Secrets Classical Holiday CD Reviews

Anonymous 4 The Cherry Tree Harmonia Mundi HMU 807453

  • Performance:
  • Sonics:

Time has smiled sweetly on Anonymous 4. Twenty-four years after their founding, three of four members of this chart-topping a cappella women’s vocal ensemble remain, sounding as good as ever… and as simple as ever.

The approach to music and recording remains essentially unchanged. Conduct impeccable, heavily referenced scholarly research into ancient music, be it the medieval chant and polyphony of their first recording for Harmonia Mundi, An English Ladymass (1991), or the Christmas songs, carols and ballads of medieval England, Ireland, and very British-rooted early days of the Americas on their latest recording, The Cherry Tree.
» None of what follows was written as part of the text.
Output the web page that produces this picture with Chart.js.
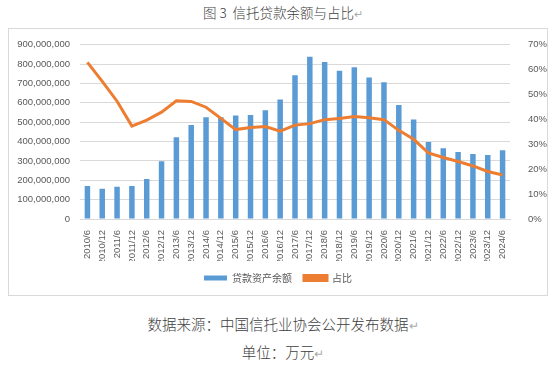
<!DOCTYPE html>
<html>
<head>
<meta charset="utf-8">
<script src="https://cdn.jsdelivr.net/npm/chart.js@4"></script>
<style>
  body { margin: 0; width: 550px; height: 366px; background: #fff; position: relative; overflow: hidden;
    font-family: "Noto Sans CJK SC", sans-serif; color: #404040; }
  .cap { position: absolute; left: 0; width: 566px; text-align: center; white-space: nowrap; font-weight: 300; }
  .mk { color: #aaa; font-size: 0.8em; }
  #box { position: absolute; left: 8px; top: 28px; width: 538px; height: 266px; border: 1px solid #d9d9d9; }
  #wrap { position: absolute; left: 9px; top: 29px; width: 538px; height: 266px; }
</style>
</head>
<body>
<div class="cap" style="top:2px;font-size:13.5px;">图 3&nbsp; 信托贷款余额与占比<span class="mk">↵</span></div>
<div id="box"></div>
<div id="wrap"><canvas id="chart"></canvas></div>
<div class="cap" style="top:313px;font-size:14.5px;">数据来源：中国信托业协会公开发布数据<span class="mk">↵</span></div>
<div class="cap" style="top:341px;font-size:14.5px;">单位：万元<span class="mk">↵</span></div>
<script>
const periods = ["2010/6","2010/12","2011/6","2011/12","2012/6","2012/12","2013/6","2013/12",
  "2014/6","2014/12","2015/6","2015/12","2016/6","2016/12","2017/6","2017/12","2018/6","2018/12",
  "2019/6","2019/12","2020/6","2020/12","2021/6","2021/12","2022/6","2022/12","2023/6","2023/12","2024/6"];

// 贷款资产余额（万元）
const loanBalance = [171e6,156e6,166e6,171e6,207e6,298e6,422e6,485e6,
  526e6,525e6,535e6,537e6,562e6,617e6,742e6,838e6,811e6,766e6,
  783e6,730e6,706e6,588e6,514e6,398e6,365e6,346e6,336e6,331e6,355e6];

// 占比（%）
const loanShare = [62.9,55.3,47.3,37.3,39.7,42.9,47.5,47.2,
  44.9,40.4,35.9,36.7,37.1,35.3,37.7,38.3,39.9,40.4,
  41.2,40.7,39.9,35.6,32.0,26.5,24.7,23.1,21.3,19.1,17.7];

const tickFont = { family: "Liberation Sans, Arial, sans-serif", size: 9.5 };
const tickColor = "#595959";

new Chart(document.getElementById("chart"), {
  data: {
    labels: periods,
    datasets: [
      {
        type: "line",
        label: "占比",
        data: loanShare,
        yAxisID: "y1",
        borderColor: "#ED7D31",
        backgroundColor: "#ED7D31",
        borderWidth: 3,
        pointRadius: 0,
        tension: 0,
        order: 0,
      },
      {
        type: "bar",
        label: "贷款资产余额",
        data: loanBalance,
        yAxisID: "y",
        backgroundColor: "#5B9BD5",
        barPercentage: 0.37,
        categoryPercentage: 1,
        order: 1,
      },
    ],
  },
  options: {
    responsive: true,
    maintainAspectRatio: false,
    animation: false,
    layout: { padding: { top: 7, bottom: 2 } },
    plugins: {
      tooltip: { enabled: false },
      legend: {
        position: "bottom",
        reverse: true,
        labels: {
          boxWidth: 23,
          boxHeight: 5,
          padding: 12,
          color: tickColor,
          font: { family: "Noto Sans CJK SC, sans-serif", size: 10 },
        },
      },
    },
    scales: {
      x: {
        grid: { display: false },
        border: { color: "#d9d9d9" },
        ticks: { color: tickColor, font: tickFont, minRotation: 90, maxRotation: 90, autoSkip: false, padding: 3 },
        afterFit: (s) => { s.height = 42; },
      },
      y: {
        position: "left",
        min: 0,
        max: 900e6,
        border: { display: false },
        grid: { color: "#d9d9d9", drawTicks: false },
        ticks: {
          stepSize: 100e6,
          color: tickColor,
          font: tickFont,
          padding: 10,
          callback: (v) => v.toLocaleString("en-US"),
        },
        afterFit: (s) => { s.width = 71; },
      },
      y1: {
        position: "right",
        min: 0,
        max: 70,
        border: { display: false },
        grid: { display: false },
        ticks: { stepSize: 10, color: tickColor, font: tickFont, padding: 10, callback: (v) => v + "%" },
        afterFit: (s) => { s.width = 37; },
      },
    },
  },
});
</script>
</body>
</html>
Even the recording venue, Skywalker Ranch, remains unchanged. What is different, however, is the adaption of the DSD recording process, and the same hybrid SACD technology that San Francisco Symphony has used for their Mahler series. The result is a warmer, clearer, and more immediate sound, equally inviting on a two-channel CD or an SACD player rigged for two-channel playback (which, praise the good Lord, I finally have on long-term loan). I don’t have a multi-channel set-up, but given deservedly lauded producer Robina G. Young’s preference for a natural acoustic, I imagine that the multi-channel presentation is even more convincing and all enveloping. Which is all for the good.

The big criticism of Anonymous 4’s singing is that it is so pure and simple that the mind eventually drifts away from all the loveliness. There’s a reason for their style, of course. In this instance, much of their chosen repertoire received inspiration from 13th century Franciscan missionaries, who traveled to the British Isles preaching (in ensemble member Susan Hellauer’s words) “a return to a simple, selfless form of Christianity… Franciscans in Britain set in motion a wave of religious poetry and song in English, the language of the common people.”

So there you have it. A program of predominantly 15th century English carols, songs, and ballads – Hellauer explains the difference – with two 14th century Irish “prosa” and several early American pieces thrown in. The 15th century English Cherry Tree Carol, around which the CD is organized, appears in a version collected in Kentucky in 1917, with accents appropriate. Everything is sung as the hypothetical “common people” might, with nary a trace of the gusto that our ancestors clearly reserved for cherry picking.

Will your mind drift in reverie or ennui? Only the Christmas angel knows for sure. Certainly, played in the background as you and the young innocents gather by the hearth on Christmas eve to celebrate the birth of the Christian Lord, you’ll be happy that this stocking stuffer came early. As the election season approaches, we need all the purity we can get.